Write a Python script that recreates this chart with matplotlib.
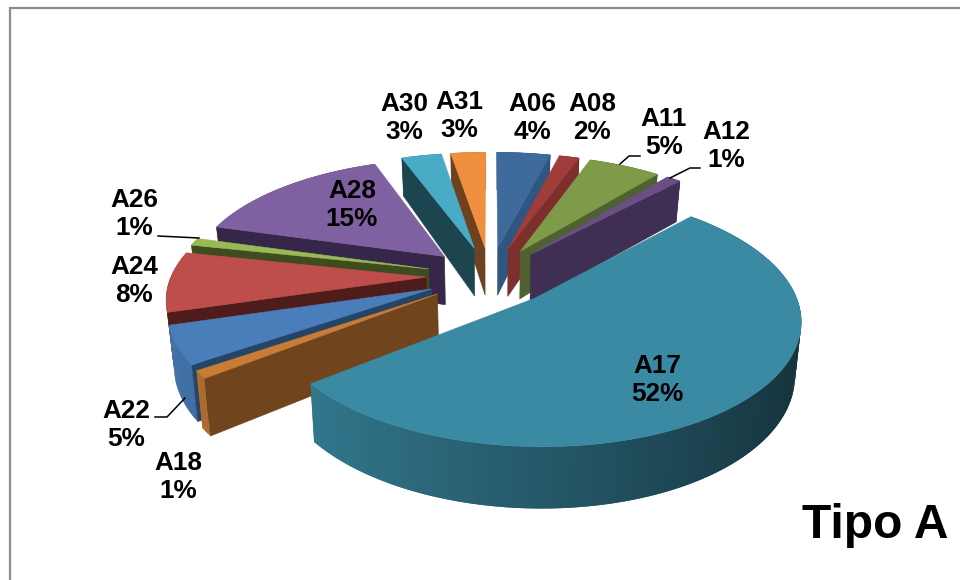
import numpy as np
import matplotlib
matplotlib.use("Agg")
import matplotlib.pyplot as plt
from matplotlib.colors import to_rgb

categories = ["A06", "A08", "A11", "A12", "A17", "A18", "A22", "A24", "A26", "A28", "A30", "A31"]
values = [4, 1.5, 5.4, 1.1, 52.4, 1, 5, 8, 1, 15, 3, 2.6]
top_colors = ["#3E6A9C", "#9E3D3A", "#7F9A48", "#6A4F85", "#3A8AA3", "#C87C36",
              "#4A7EBB", "#BD4E4B", "#98B954", "#7F60A0", "#4AABC6", "#F0903F"]
wall_colors = ["#2F5580", "#7D2F2D", "#4F6130", "#3F2F52", "#24505F", "#70451E",
               "#254466", "#4F1C1C", "#3F4C20", "#35264A", "#1D4550", "#6E421E"]
label_centers = [(532, 118), (592, 118), (664, 133), (726, 146), (657, 380), (178, 477),
                 (126, 425), (134, 281), (134, 214), (352, 205), (404, 118), (459, 116)]
leaders = [[(620, 164), (629, 156), (640, 156)],
           [(670, 178), (690, 168), (700, 168)],
           [(158, 236), (199, 238)],
           [(155, 417), (167, 417), (185, 398)]]

CX, CY, RX, RY, PERSP, EXPLODE, SHRINK = 490, 276, 255, 118, 0.153, 0.25, 0.98


def project(X, Y, low=False):
    X, Y = np.asarray(X, float), np.asarray(Y, float)
    p = 1 / (1 + PERSP * Y)
    x = RX * X * p
    y = CY - RY * Y * p
    if low:
        return CX + x * SHRINK, y + 50 - 10 * Y
    return CX + x, y


def shade(color, theta):
    f = np.clip(0.64 - 0.28 * np.sin(theta), 0, 1)
    return tuple(c * f for c in to_rgb(color))


fig = plt.figure(figsize=(9.6, 5.8), dpi=100, facecolor="white")
ax = fig.add_axes([0, 0, 1, 1])
ax.set_xlim(0, 960)
ax.set_ylim(580, 0)
ax.axis("off")

ax.plot([9.5, 9.5, 960], [580, 8, 8], color="#8C8C8C", lw=1.6, solid_joinstyle="miter")

total = sum(values)
edges = np.cumsum([0] + values) / total * 2 * np.pi
mids = (edges[:-1] + edges[1:]) / 2
order = np.argsort(-np.cos(mids))

for z, i in enumerate(order):
    a0, a1, m = edges[i], edges[i + 1], mids[i]
    ox, oy = EXPLODE * np.sin(m), EXPLODE * np.cos(m)
    th = np.linspace(a0, a1, max(6, int((a1 - a0) * 60)))
    Xr, Yr = ox + np.sin(th), oy + np.cos(th)
    base = 10 + z * 3

    # rim wall, each strip overlapping the next so no seams show
    tx, ty = project(Xr, Yr)
    lx, ly = project(Xr, Yr, low=True)
    n = len(th)
    for k in range(n - 1):
        e = min(k + 2, n - 1)
        c = shade(top_colors[i], (th[k] + th[k + 1]) / 2)
        ax.fill([tx[k], tx[e], lx[e], lx[k]], [ty[k], ty[e], ly[e], ly[k]],
                color=c, lw=0, zorder=base + k * 1e-3)

    # radial wall facing the viewer (a wedge wider than a half turn shows none)
    if a1 - a0 < np.pi:
        a = a1 if np.sin(m) > 0 else a0
        Xw, Yw = np.array([ox, ox + np.sin(a)]), np.array([oy, oy + np.cos(a)])
        wx, wy = project(Xw, Yw)
        lx2, ly2 = project(Xw, Yw, low=True)
        ax.fill(np.r_[wx, lx2[::-1]], np.r_[wy, ly2[::-1]], color=wall_colors[i], lw=0.4, zorder=base + 1)

    # top face
    ax_, ay_ = project([ox], [oy])
    ax.fill(np.r_[ax_, tx], np.r_[ay_, ty], color=top_colors[i], lw=0.4, zorder=base + 2)

for name, v, (x, y) in zip(categories, values, label_centers):
    ax.text(x, y, f"{name}\n{round(v)}%", ha="center", va="center", family="Liberation Sans",
            fontweight="bold", fontsize=18.8, color="black", linespacing=1.22, zorder=100)

for pts in leaders:
    xs, ys = zip(*pts)
    ax.plot(xs, ys, color="black", lw=1.1, zorder=99)

ax.text(948, 525, "Tipo A", ha="right", va="center", family="Liberation Sans",
        fontweight="bold", fontsize=34.5, color="black", zorder=100)

fig.savefig("out.png", dpi=100, facecolor="white")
◆ ◆ ◆ ◆
REQUIREMENT ::
Please reproduce the listing exactly from its opening line through the line that contains "from matplotlib.colors import to_rgb", both included, with all pictures omitted.

WRITTEN REPLY ::
Write a Python script that recreates this chart with matplotlib.
import numpy as np
import matplotlib
matplotlib.use("Agg")
import matplotlib.pyplot as plt
from matplotlib.colors import to_rgb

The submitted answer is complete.